◆ Problem
Repeat only the lines from the line containing "The picture is" through the line containing "import seaborn as sns", both included, exactly as they stand.

*** Dataset content ***

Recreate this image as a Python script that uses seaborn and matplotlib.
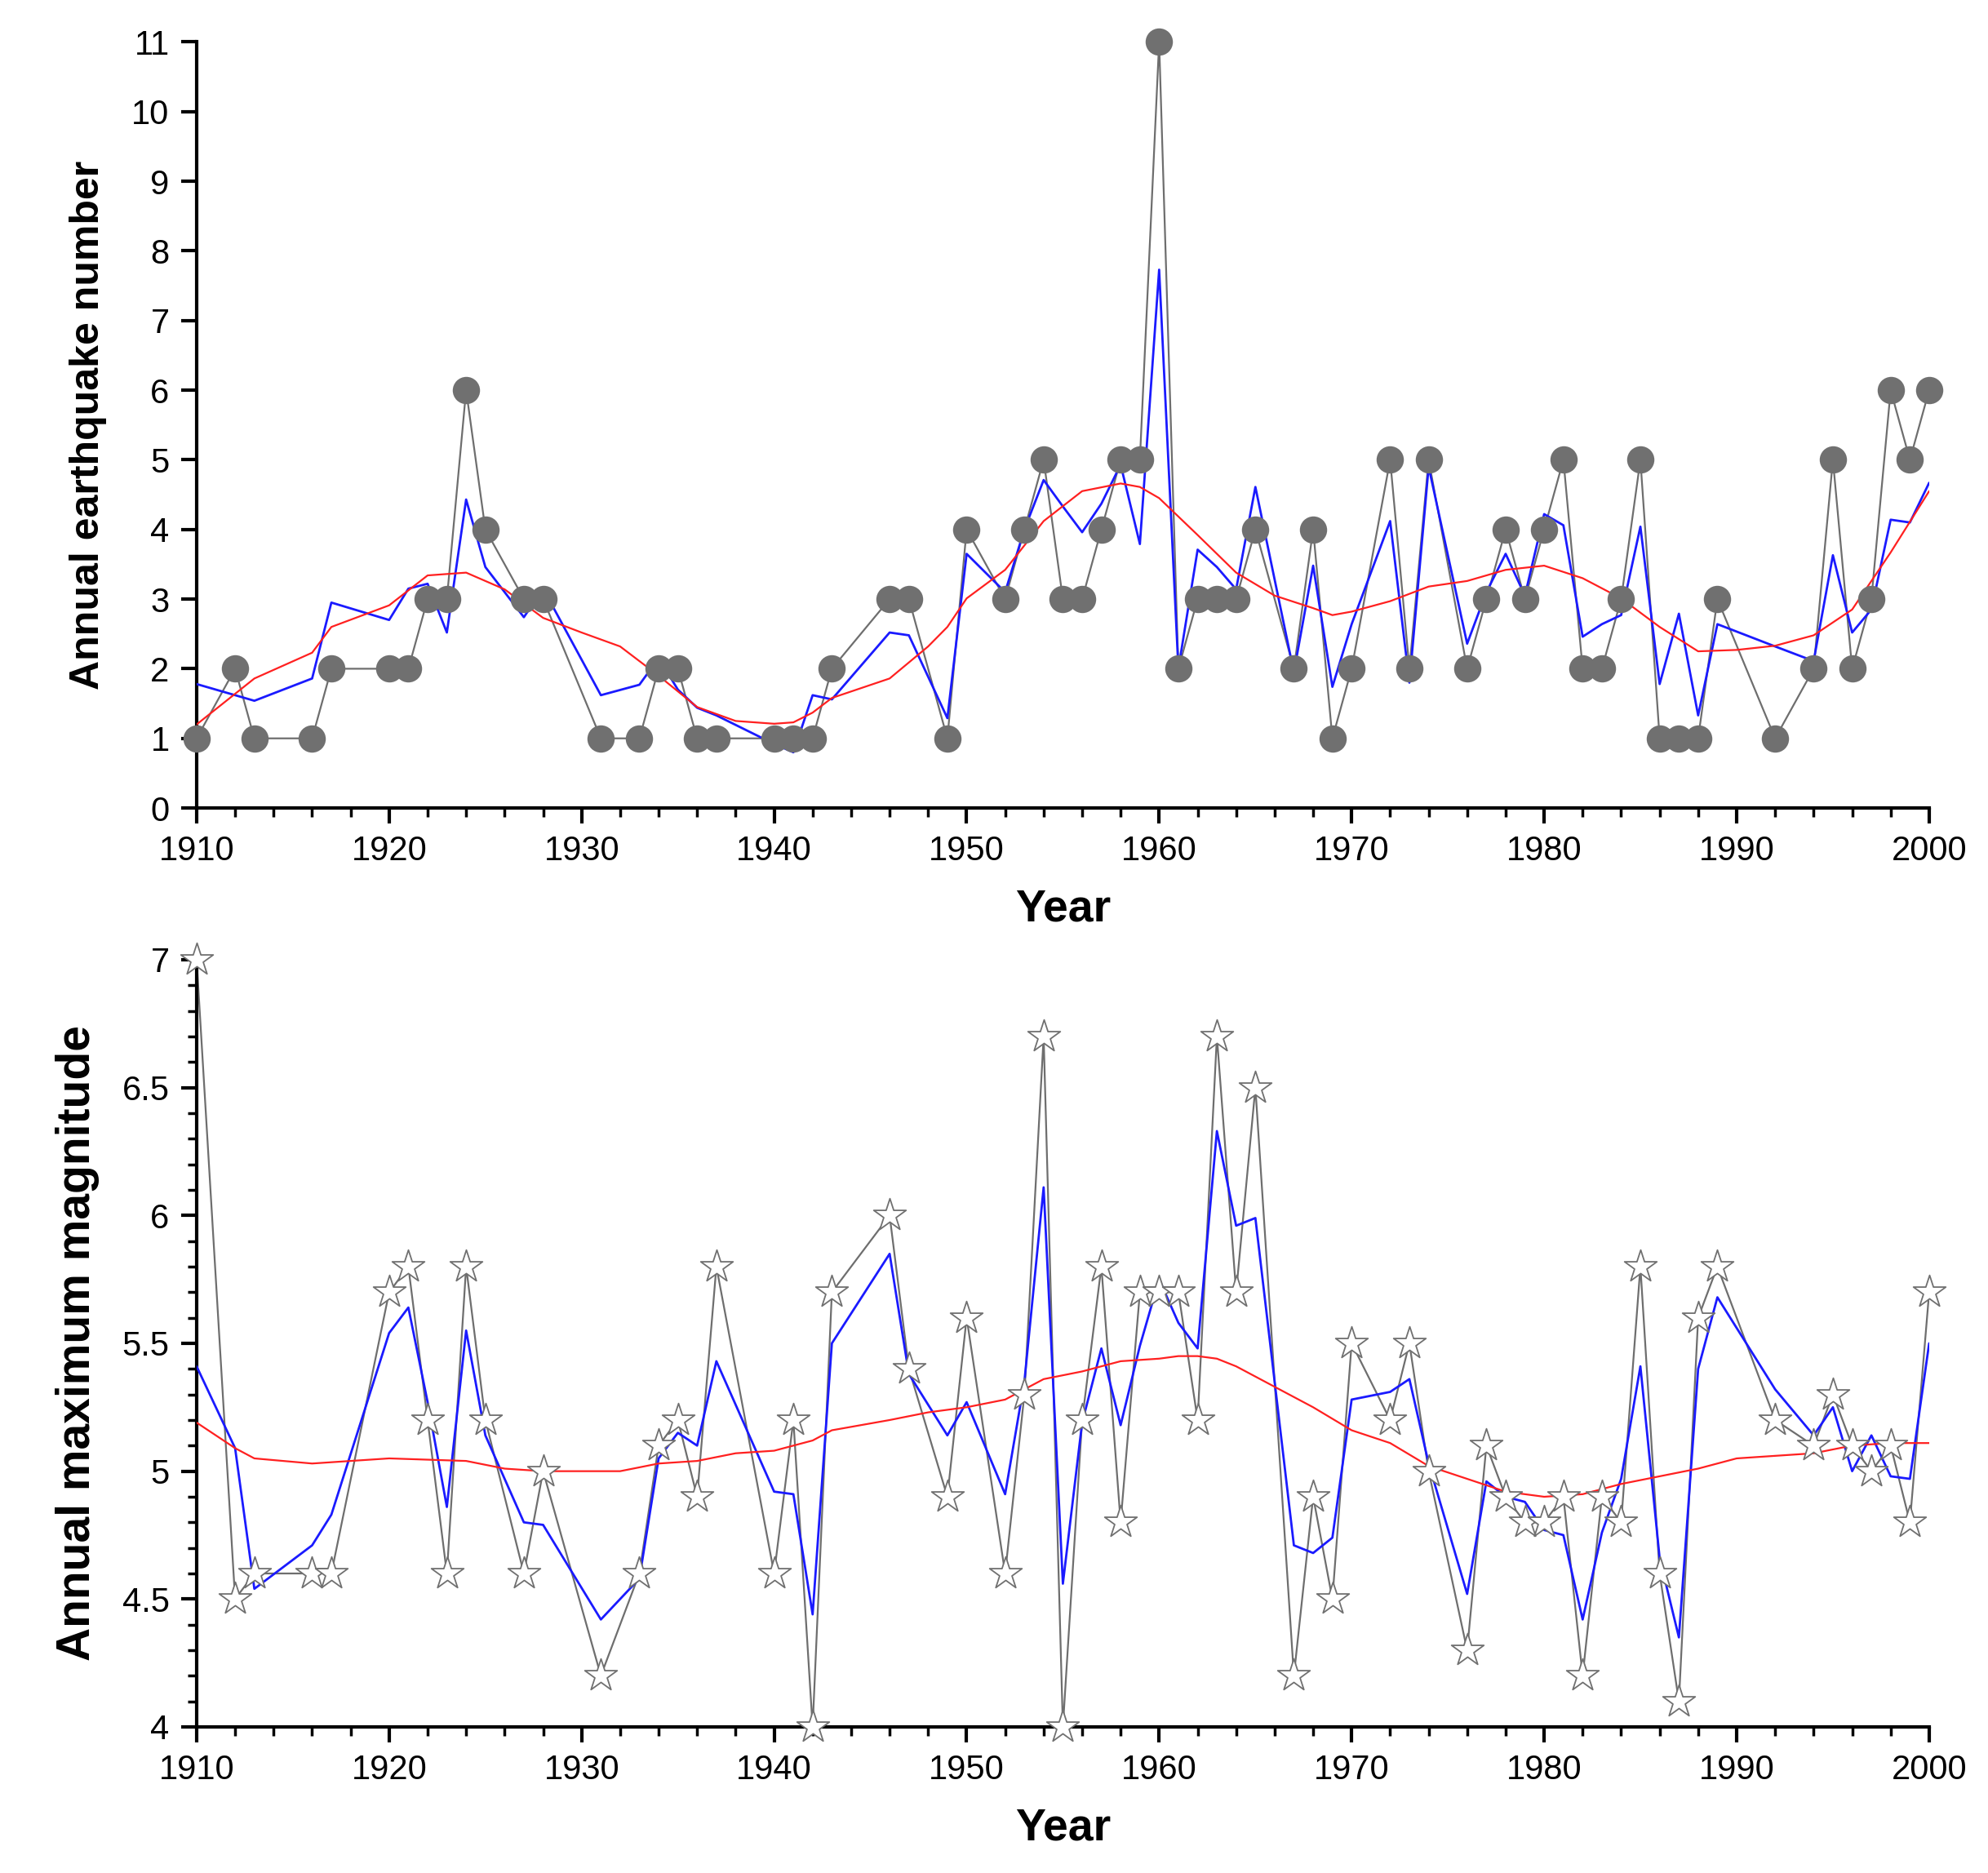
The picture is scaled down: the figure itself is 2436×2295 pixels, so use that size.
import numpy as np
import pandas as pd
import matplotlib
matplotlib.use("Agg")
import matplotlib.pyplot as plt
from matplotlib.ticker import MultipleLocator, FormatStrFormatter
import seaborn as sns

# years with at least one event
years = [1910, 1912, 1913, 1916, 1917, 1920, 1921, 1922, 1923, 1924, 1925, 1927, 1928,
         1931, 1933, 1934, 1935, 1936, 1937, 1940, 1941, 1942, 1943, 1946, 1947, 1949,
         1950, 1952, 1953, 1954, 1955, 1956, 1957, 1958, 1959, 1960, 1961, 1962, 1963,
         1964, 1965, 1967, 1968, 1969, 1970, 1972, 1973, 1974, 1976, 1977, 1978, 1979,
         1980, 1981, 1982, 1983, 1984, 1985, 1986, 1987, 1988, 1989, 1992, 1994, 1995,
         1996, 1997, 1998, 1999, 2000]

counts = [1, 2, 1, 1, 2, 2, 2, 3, 3, 6, 4, 3, 3,
          1, 1, 2, 2, 1, 1, 1, 1, 1, 2, 3, 3, 1,
          4, 3, 4, 5, 3, 3, 4, 5, 5, 11, 2, 3, 3,
          3, 4, 2, 4, 1, 2, 5, 2, 5, 2, 3, 4, 3,
          4, 5, 2, 2, 3, 5, 1, 1, 1, 3, 1, 2, 5,
          2, 3, 6, 5, 6]

counts_smooth = [1.78, 1.62, 1.54, 1.86, 2.95, 2.70, 3.15, 3.22, 2.52, 4.43, 3.46, 2.74, 3.15,
                 1.62, 1.77, 2.15, 1.70, 1.44, 1.33, 0.92, 0.80, 1.62, 1.56, 2.52, 2.48, 1.29,
                 3.65, 3.10, 4.00, 4.71, 4.33, 3.96, 4.37, 4.93, 3.79, 7.73, 2.00, 3.71, 3.46,
                 3.14, 4.61, 1.95, 3.48, 1.74, 2.64, 4.12, 1.80, 4.90, 2.36, 3.10, 3.65, 3.05,
                 4.22, 4.06, 2.46, 2.64, 2.77, 4.04, 1.78, 2.79, 1.33, 2.64, 2.32, 2.11, 3.63,
                 2.52, 2.85, 4.14, 4.10, 4.67]

trend_years_top = [1910, 1913, 1916, 1917, 1920, 1922, 1924, 1926, 1928, 1930, 1932, 1934,
                   1936, 1938, 1940, 1941, 1942, 1943, 1946, 1948, 1949, 1950, 1952, 1954,
                   1956, 1958, 1959, 1960, 1962, 1964, 1966, 1968, 1969, 1970, 1972, 1974,
                   1976, 1978, 1980, 1982, 1984, 1986, 1988, 1990, 1992, 1994, 1996, 1998, 2000]
counts_trend = [1.20, 1.86, 2.23, 2.60, 2.91, 3.34, 3.38, 3.14, 2.73, 2.52, 2.32, 1.90,
                1.45, 1.25, 1.21, 1.23, 1.37, 1.58, 1.86, 2.32, 2.60, 3.01, 3.42, 4.12,
                4.55, 4.66, 4.61, 4.45, 3.92, 3.38, 3.05, 2.87, 2.77, 2.82, 2.97, 3.18,
                3.26, 3.42, 3.48, 3.30, 3.01, 2.60, 2.25, 2.27, 2.33, 2.48, 2.85, 3.67, 4.55]

mags = [7.0, 4.5, 4.6, 4.6, 4.6, 5.7, 5.8, 5.2, 4.6, 5.8, 5.2, 4.6, 5.0,
        4.2, 4.6, 5.1, 5.2, 4.9, 5.8, 4.6, 5.2, 4.0, 5.7, 6.0, 5.4, 4.9,
        5.6, 4.6, 5.3, 6.7, 4.0, 5.2, 5.8, 4.8, 5.7, 5.7, 5.7, 5.2, 6.7,
        5.7, 6.5, 4.2, 4.9, 4.5, 5.5, 5.2, 5.5, 5.0, 4.3, 5.1, 4.9, 4.8,
        4.8, 4.9, 4.2, 4.9, 4.8, 5.8, 4.6, 4.1, 5.6, 5.8, 5.2, 5.1, 5.3,
        5.1, 5.0, 5.1, 4.8, 5.7]

mags_smooth = [5.41, 5.09, 4.54, 4.71, 4.83, 5.54, 5.64, 5.27, 4.86, 5.55, 5.14, 4.80, 4.79,
               4.42, 4.58, 5.05, 5.15, 5.10, 5.43, 4.92, 4.91, 4.44, 5.50, 5.85, 5.38, 5.14,
               5.27, 4.91, 5.35, 6.11, 4.56, 5.19, 5.48, 5.18, 5.49, 5.75, 5.58, 5.48, 6.33,
               5.96, 5.99, 4.71, 4.68, 4.74, 5.28, 5.31, 5.36, 5.03, 4.52, 4.96, 4.90, 4.88,
               4.77, 4.75, 4.42, 4.76, 4.97, 5.41, 4.66, 4.35, 5.40, 5.68, 5.32, 5.14, 5.25,
               5.00, 5.14, 4.98, 4.97, 5.50]

trend_years_bot = [1910, 1912, 1913, 1916, 1920, 1924, 1926, 1928, 1932, 1934, 1936, 1938,
                   1940, 1942, 1943, 1946, 1948, 1950, 1952, 1954, 1956, 1958, 1960, 1961,
                   1962, 1963, 1964, 1966, 1968, 1970, 1972, 1974, 1976, 1978, 1980, 1982,
                   1984, 1986, 1988, 1990, 1992, 1994, 1996, 1998, 2000]
mags_trend = [5.19, 5.09, 5.05, 5.03, 5.05, 5.04, 5.01, 5.00, 5.00, 5.03, 5.04, 5.07,
              5.08, 5.12, 5.16, 5.20, 5.23, 5.25, 5.28, 5.36, 5.39, 5.43, 5.44, 5.45,
              5.45, 5.44, 5.41, 5.33, 5.25, 5.16, 5.11, 5.02, 4.97, 4.92, 4.90, 4.91,
              4.95, 4.98, 5.01, 5.05, 5.06, 5.07, 5.10, 5.11, 5.11]

sns.set_style("ticks")
plt.rcParams['font.family'] = ['Liberation Sans', 'DejaVu Sans']
plt.rcParams['text.color'] = 'black'
plt.rcParams['axes.labelcolor'] = 'black'

fig = plt.figure(figsize=(24.36, 22.95), dpi=100)
ax1 = fig.add_axes([0.0989, 0.5686, 0.8715, 0.409])
ax2 = fig.add_axes([0.0989, 0.078, 0.8715, 0.4096])

df = pd.DataFrame({'year': years, 'count': counts, 'count_s': counts_smooth,
                   'mag': mags, 'mag_s': mags_smooth})
top_tr = pd.DataFrame({'year': trend_years_top, 'v': counts_trend})
bot_tr = pd.DataFrame({'year': trend_years_bot, 'v': mags_trend})

# top panel: annual counts
sns.lineplot(data=df, x='year', y='count', ax=ax1, color='#6e6e6e', lw=1.6, zorder=2)
sns.lineplot(data=df, x='year', y='count_s', ax=ax1, color='#1a1aff', lw=2.0, zorder=3)
sns.lineplot(data=top_tr, x='year', y='v', ax=ax1, color='#ff2020', lw=1.6, zorder=4)
sns.scatterplot(data=df, x='year', y='count', ax=ax1, color='#707070', s=580,
                edgecolor='#707070', linewidth=0, zorder=5, clip_on=False)

# bottom panel: annual max magnitude
sns.lineplot(data=df, x='year', y='mag', ax=ax2, color='#6e6e6e', lw=1.6, zorder=2)
sns.lineplot(data=df, x='year', y='mag_s', ax=ax2, color='#1a1aff', lw=2.0, zorder=3)
sns.lineplot(data=bot_tr, x='year', y='v', ax=ax2, color='#ff2020', lw=1.6, zorder=4)
sns.scatterplot(data=df, x='year', y='mag', ax=ax2, marker='*', s=900, color='white',
                edgecolor='#707070', linewidth=1.3, zorder=5, clip_on=False)

for ax in (ax1, ax2):
    ax.set_xlim(1910, 2000)
    ax.xaxis.set_major_locator(MultipleLocator(10))
    ax.xaxis.set_minor_locator(MultipleLocator(2))
    for s in ('top', 'right'):
        ax.spines[s].set_visible(False)
    for s in ('left', 'bottom'):
        ax.spines[s].set_linewidth(3)
        ax.spines[s].set_color('black')
    ax.tick_params(which='major', direction='out', length=14, width=3, labelsize=30,
                   colors='black', pad=10)
    ax.tick_params(which='minor', direction='out', length=8, width=2.5, colors='black')
    ax.set_xlabel('Year', fontsize=40, fontweight='bold', labelpad=18, color='black')

ax1.set_ylim(0, 11)
ax1.yaxis.set_major_locator(MultipleLocator(1))
ax1.set_ylabel('Annual earthquake number', fontsize=36, fontweight='bold', labelpad=22,
               color='black')

ax2.set_ylim(4, 7)
ax2.yaxis.set_major_locator(MultipleLocator(0.5))
ax2.yaxis.set_minor_locator(MultipleLocator(0.1))
ax2.yaxis.set_major_formatter(FormatStrFormatter('%g'))
ax2.set_ylabel('Annual maximum magnitude', fontsize=41, fontweight='bold', labelpad=20,
               color='black')

fig.savefig('out.png', dpi=100, facecolor='white')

***

◆ Result
The picture is scaled down: the figure itself is 2436×2295 pixels, so use that size.
import numpy as np
import pandas as pd
import matplotlib
matplotlib.use("Agg")
import matplotlib.pyplot as plt
from matplotlib.ticker import MultipleLocator, FormatStrFormatter
import seaborn as sns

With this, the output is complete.